● Exercise task
Look at the data below and print exactly the lines from its first line through the line with "const groupN = [226, 313, 591, 459];"; the pictures stay out of the copy.

┌──

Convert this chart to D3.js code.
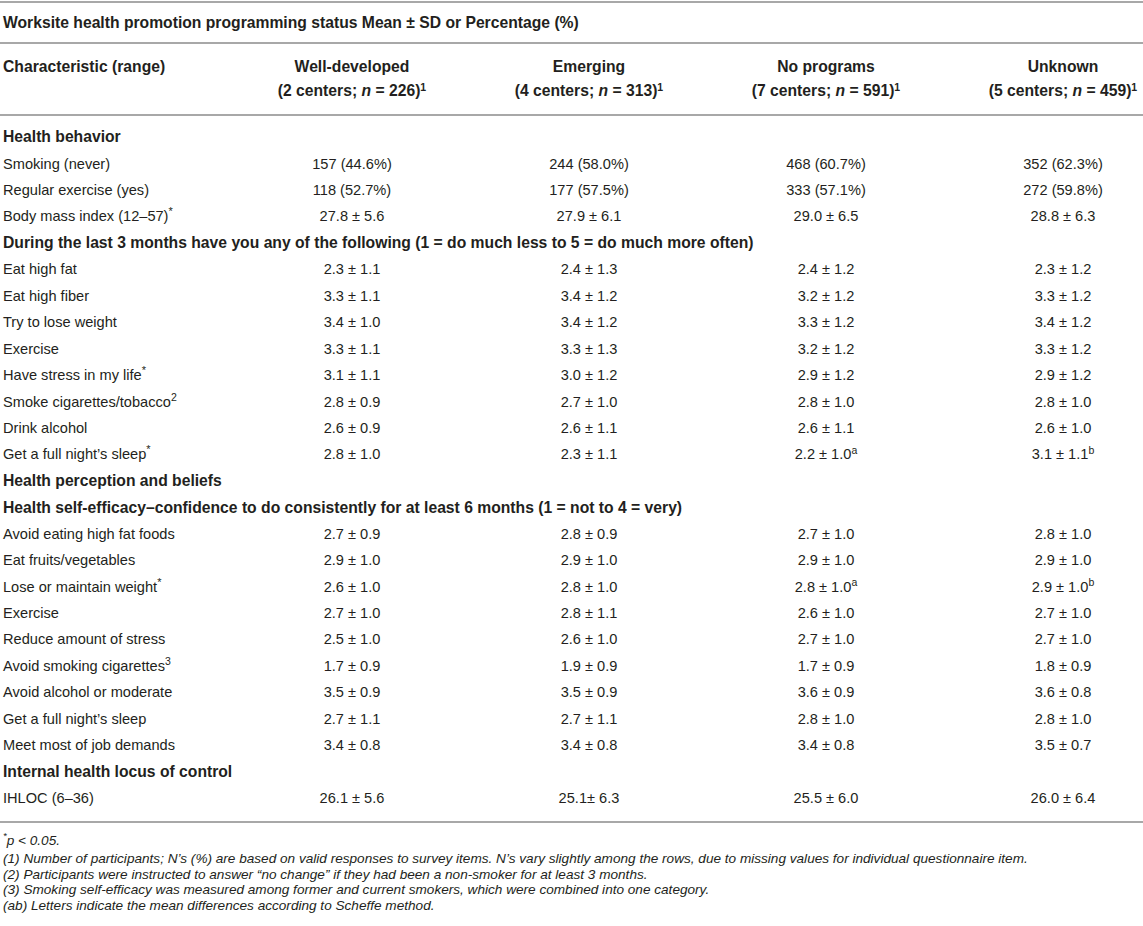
<!DOCTYPE html>
<html>
<head>
<meta charset="utf-8">
<script src="https://cdn.jsdelivr.net/npm/d3@7"></script>
<style>
  html, body { margin: 0; padding: 0; background: #fff; }
  svg { display: block; }
  text { font-family: "Liberation Sans", Arial, Helvetica, sans-serif; fill: #231f20; }
</style>
</head>
<body>
<svg id="chart" width="1143" height="926"></svg>
<script>
// ---------- data ----------
const title = "Worksite health promotion programming status Mean ± SD or Percentage (%)";
const groups = ["Well-developed", "Emerging", "No programs", "Unknown"];
const groupCenters = [2, 4, 7, 5];
const groupN = [226, 313, 591, 459];

const rowLabels = [
  "Health behavior",
  "Smoking (never)",
  "Regular exercise (yes)",
  "Body mass index (12–57)",
  "During the last 3 months have you any of the following (1 = do much less to 5 = do much more often)",
  "Eat high fat",
  "Eat high fiber",
  "Try to lose weight",
  "Exercise",
  "Have stress in my life",
  "Smoke cigarettes/tobacco",
  "Drink alcohol",
  "Get a full night’s sleep",
  "Health perception and beliefs",
  "Health self-efficacy–confidence to do consistently for at least 6 months (1 = not to 4 = very)",
  "Avoid eating high fat foods",
  "Eat fruits/vegetables",
  "Lose or maintain weight",
  "Exercise",
  "Reduce amount of stress",
  "Avoid smoking cigarettes",
  "Avoid alcohol or moderate",
  "Get a full night’s sleep",
  "Meet most of job demands",
  "Internal health locus of control",
  "IHLOC (6–36)"
];
// section header rows (bold, no values)
const sectionRows = [0, 4, 13, 14, 24];
// superscript marks on labels
const labelMarks = ["", "", "", "*", "", "", "", "", "", "*", "2", "", "*", "", "", "", "", "*", "", "", "3", "", "", "", "", ""];

const wellDeveloped = ["", "157 (44.6%)", "118 (52.7%)", "27.8 ± 5.6", "", "2.3 ± 1.1", "3.3 ± 1.1", "3.4 ± 1.0", "3.3 ± 1.1", "3.1 ± 1.1", "2.8 ± 0.9", "2.6 ± 0.9", "2.8 ± 1.0", "", "", "2.7 ± 0.9", "2.9 ± 1.0", "2.6 ± 1.0", "2.7 ± 1.0", "2.5 ± 1.0", "1.7 ± 0.9", "3.5 ± 0.9", "2.7 ± 1.1", "3.4 ± 0.8", "", "26.1 ± 5.6"];
const emerging      = ["", "244 (58.0%)", "177 (57.5%)", "27.9 ± 6.1", "", "2.4 ± 1.3", "3.4 ± 1.2", "3.4 ± 1.2", "3.3 ± 1.3", "3.0 ± 1.2", "2.7 ± 1.0", "2.6 ± 1.1", "2.3 ± 1.1", "", "", "2.8 ± 0.9", "2.9 ± 1.0", "2.8 ± 1.0", "2.8 ± 1.1", "2.6 ± 1.0", "1.9 ± 0.9", "3.5 ± 0.9", "2.7 ± 1.1", "3.4 ± 0.8", "", "25.1± 6.3"];
const noPrograms    = ["", "468 (60.7%)", "333 (57.1%)", "29.0 ± 6.5", "", "2.4 ± 1.2", "3.2 ± 1.2", "3.3 ± 1.2", "3.2 ± 1.2", "2.9 ± 1.2", "2.8 ± 1.0", "2.6 ± 1.1", "2.2 ± 1.0", "", "", "2.7 ± 1.0", "2.9 ± 1.0", "2.8 ± 1.0", "2.6 ± 1.0", "2.7 ± 1.0", "1.7 ± 0.9", "3.6 ± 0.9", "2.8 ± 1.0", "3.4 ± 0.8", "", "25.5 ± 6.0"];
const unknown       = ["", "352 (62.3%)", "272 (59.8%)", "28.8 ± 6.3", "", "2.3 ± 1.2", "3.3 ± 1.2", "3.4 ± 1.2", "3.3 ± 1.2", "2.9 ± 1.2", "2.8 ± 1.0", "2.6 ± 1.0", "3.1 ± 1.1", "", "", "2.8 ± 1.0", "2.9 ± 1.0", "2.9 ± 1.0", "2.7 ± 1.0", "2.7 ± 1.0", "1.8 ± 0.9", "3.6 ± 0.8", "2.8 ± 1.0", "3.5 ± 0.7", "", "26.0 ± 6.4"];
// Scheffe letters
const noProgramsMarks = {12: "a", 17: "a"};
const unknownMarks    = {12: "b", 17: "b"};

const footnotes = [
  "(1) Number of participants; N’s (%) are based on valid responses to survey items. N’s vary slightly among the rows, due to missing values for individual questionnaire item.",
  "(2) Participants were instructed to answer “no change” if they had been a non-smoker for at least 3 months.",
  "(3) Smoking self-efficacy was measured among former and current smokers, which were combined into one category.",
  "(ab) Letters indicate the mean differences according to Scheffe method."
];

// ---------- layout ----------
const W = 1143, H = 926;
const svg = d3.select("#chart");
const FB = 15.7, FS = 14.6, FN = 13.6;
const lineColor = "#a8a8a8";

const x = d3.scalePoint().domain(groups).range([352, 1063]);
const y = d3.scalePoint().domain(d3.range(rowLabels.length)).range([137, 798]);
const fy = d3.scalePoint().domain(d3.range(footnotes.length + 1)).range([843, 905]);

// rules
const rules = [2, 43, 115, 822];
svg.selectAll("line.rule").data(rules).join("line")
  .attr("class", "rule")
  .attr("x1", 0).attr("x2", W)
  .attr("y1", d => d).attr("y2", d => d)
  .attr("stroke", lineColor).attr("stroke-width", 2);

// title
svg.append("text").attr("x", 3).attr("y", 23).attr("dy", "0.35em")
  .attr("font-size", FB).attr("font-weight", "bold").text(title);

// header
svg.append("text").attr("x", 3).attr("y", 67).attr("dy", "0.35em")
  .attr("font-size", FB).attr("font-weight", "bold").text("Characteristic (range)");

const hdr = svg.selectAll("g.hdr").data(groups).join("g").attr("class", "hdr");
hdr.append("text").attr("x", d => x(d)).attr("y", 67).attr("dy", "0.35em")
  .attr("text-anchor", "middle").attr("font-size", FB).attr("font-weight", "bold")
  .text(d => d);
const h2 = hdr.append("text").attr("x", d => x(d)).attr("y", 91).attr("dy", "0.35em")
  .attr("text-anchor", "middle").attr("font-size", FB).attr("font-weight", "bold");
h2.append("tspan").text((d, i) => `(${groupCenters[i]} centers; `);
h2.append("tspan").attr("font-style", "italic").text("n");
h2.append("tspan").text((d, i) => ` = ${groupN[i]})`);
h2.append("tspan").attr("font-size", 10.5).attr("dy", "-0.5em").text("1");

// row labels
const lab = svg.selectAll("text.lab").data(rowLabels).join("text")
  .attr("class", "lab")
  .attr("x", 3).attr("y", (d, i) => y(i)).attr("dy", "0.35em")
  .attr("font-size", (d, i) => sectionRows.includes(i) ? FB : FS)
  .attr("font-weight", (d, i) => sectionRows.includes(i) ? "bold" : "normal")
  .attr("fill", (d, i) => sectionRows.includes(i) ? "#111" : "#333");
lab.append("tspan").text(d => d);
lab.append("tspan")
  .attr("font-size", (d, i) => labelMarks[i] === "*" ? 11 : 10.5)
  .attr("dy", (d, i) => labelMarks[i] ? "-0.55em" : 0)
  .text((d, i) => labelMarks[i]);

// values
const cols = [
  {g: groups[0], vals: wellDeveloped, marks: {}},
  {g: groups[1], vals: emerging, marks: {}},
  {g: groups[2], vals: noPrograms, marks: noProgramsMarks},
  {g: groups[3], vals: unknown, marks: unknownMarks}
];
cols.forEach(c => {
  const t = svg.append("g").selectAll("text").data(c.vals.map((v, i) => ({v, i})).filter(d => d.v))
    .join("text")
    .attr("x", x(c.g)).attr("y", d => y(d.i)).attr("dy", "0.35em")
    .attr("text-anchor", "middle").attr("font-size", FS).attr("fill", "#333");
  t.append("tspan").text(d => d.v);
  t.filter(d => c.marks[d.i]).append("tspan")
    .attr("font-size", 10.5).attr("dy", "-0.55em").text(d => c.marks[d.i]);
});

// footnotes
const f0 = svg.append("text").attr("x", 3).attr("y", fy(0)).attr("dy", "0.35em")
  .attr("font-size", FN).attr("font-style", "italic").attr("fill", "#333");
f0.append("tspan").attr("font-size", 9.5).attr("dy", "-0.4em").text("*");
f0.append("tspan").attr("dy", "0.4em").text("p < 0.05.");

svg.selectAll("text.fn").data(footnotes).join("text")
  .attr("class", "fn")
  .attr("x", 3).attr("y", (d, i) => fy(i + 1)).attr("dy", "0.35em")
  .attr("font-size", FN).attr("font-style", "italic").attr("fill", "#333")
  .text(d => d);
</script>
</body>
</html>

└──

● Answer for the task
Convert this chart to D3.js code.
<!DOCTYPE html>
<html>
<head>
<meta charset="utf-8">
<script src="https://cdn.jsdelivr.net/npm/d3@7"></script>
<style>
  html, body { margin: 0; padding: 0; background: #fff; }
  svg { display: block; }
  text { font-family: "Liberation Sans", Arial, Helvetica, sans-serif; fill: #231f20; }
</style>
</head>
<body>
<svg id="chart" width="1143" height="926"></svg>
<script>
// ---------- data ----------
const title = "Worksite health promotion programming status Mean ± SD or Percentage (%)";
const groups = ["Well-developed", "Emerging", "No programs", "Unknown"];
const groupCenters = [2, 4, 7, 5];
const groupN = [226, 313, 591, 459];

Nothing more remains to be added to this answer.